Women proudly fight, too

Twenty minutes ago, Pete Hegseth was opining on heavy duty things like congestion pricing. Now, this Douglas MacArthur-lite TV talker’s commanding the greatest smartest toughest army in captivity.

He is anti ladies in the armed forces. OK. I personally prefer them in Dior. But in a 1973 North American Newspaper Alliance, one former teacher said: “I load and unload at the Brooklyn Army Terminal. I’d met a WAC who praised the service and today — patriotic and proud — I also wear that uniform. I’m now in the reserves. Wanting an education, I figured best way’s through the government.”

A sergeant, she works on hundred-foot tugboats, overhauls engines on ships and still retains femininity. Nails polished, hair done, full makeup, fragrance. Works in gloves when possible.

“I carry myself as a lady. I’m not one of those would-be guys. I am not women’s lib. I enjoy having my door opened for me, even when I’m in uniform. I want co-workers to watch their language, and if a table needs wiping I’ll wipe it. Equality’s only in the work. Also, if our work’s the same we should be paid the same. I’ve dated fellows in and out of the service and a man will treat you as you want to be treated.”

A PFC First Class mechanic, whose vehicle-oriented family collects antique cars, carries herself as a lady, and drives trucks. She’s qualified “for the 5-tonner. Guys like to get away from their wives so they got hyper tense when I showed up. I took care of them flat out. Pinned their ears back. They asked why was I there. My standard answer? ‘Why not?’ ”

Part-time Army Reserve occupation allows learning skills in multiple fields while living home, and only one weekend a month plus one two-year period to the service. Their thought being if it was good enough for Ulysses S. Grant, George Washington, George Patton, John Pershing — it’s good enough for them.

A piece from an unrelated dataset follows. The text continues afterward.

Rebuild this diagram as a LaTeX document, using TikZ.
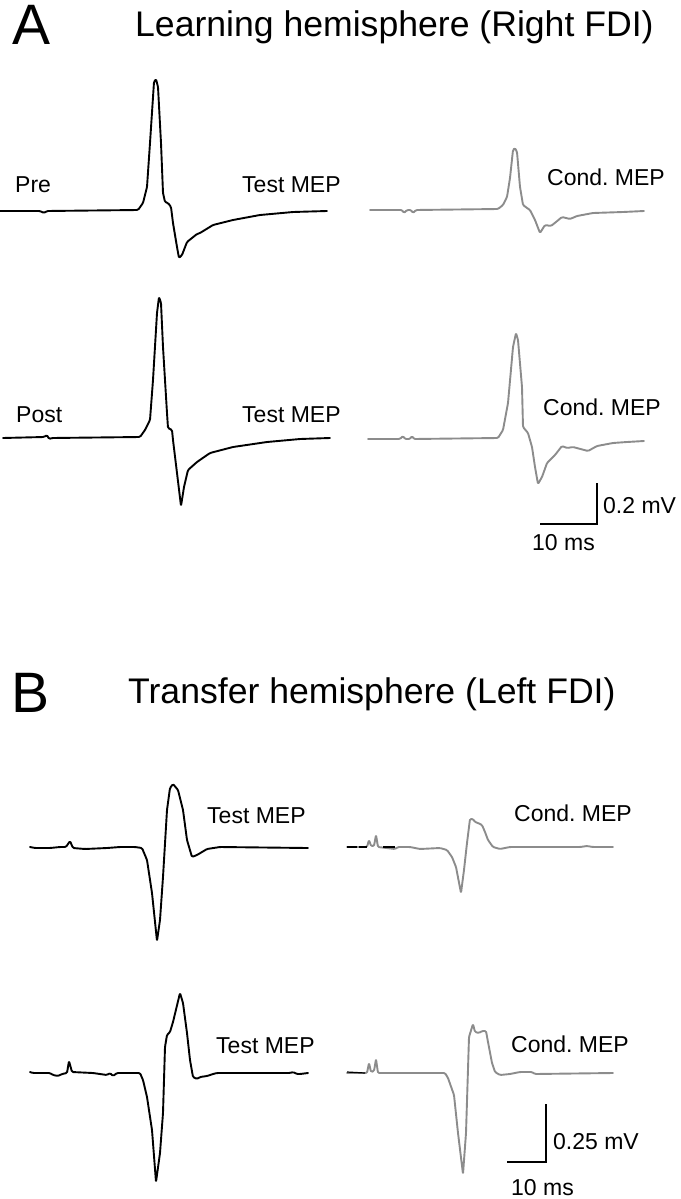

So Supreme General Hegseth: Honey, hold your horses. Some of them might be mares.

No more monkey business

Thinking of Jane Goodall whom we just lost. Reminds me of a meeting we once had. It was 11 a.m. in a downtown hotel. She was prompt. We were alone. We talked chimps. I mean, what else? Not a subject I’m too familiar with. Speaking of frisky animals, she told me how “We must be custodians of this planet.”

She said how “one semi-aggressive type got a little too frisky with me. It was in the ’60s.” Yeah. So, having had adults try similar moves in my time, I asked what did she do? I guessed she didn’t smack him.

Her answer: “I didn’t let it get too far.”

Can’t win ’em all

When Moses came down from Mount Sinai carrying the two tablets, his brother Aaron asked: “Well, did God agree to the changes?” And Moses said: “He bought 10 of them. But, I’m sorry — ‘thou shalt not commit adultery’ is still in.”

That time of year

’Tis autumn. When a young man stops smelling the roses and looks elsewhere. It’ll be a gallon of wine and an In-N-Out burger. No? How’s satin sheets and, like Diddy who’s just been on trial, baby oil in a suite at a hotel. No? How’s a cheapo box of chocolates and gold chains. If all else fails, just follow the wannabe 11-year-old mayor who maybe wants to legalize outdoor roadway sex. That is, only if the light is green — which he is.

May someone tell him it’s time to see a doctor when the water in his lungs and the water on his knee converge and he floods his pants. Oy!

Only in New York, kids, only in New York.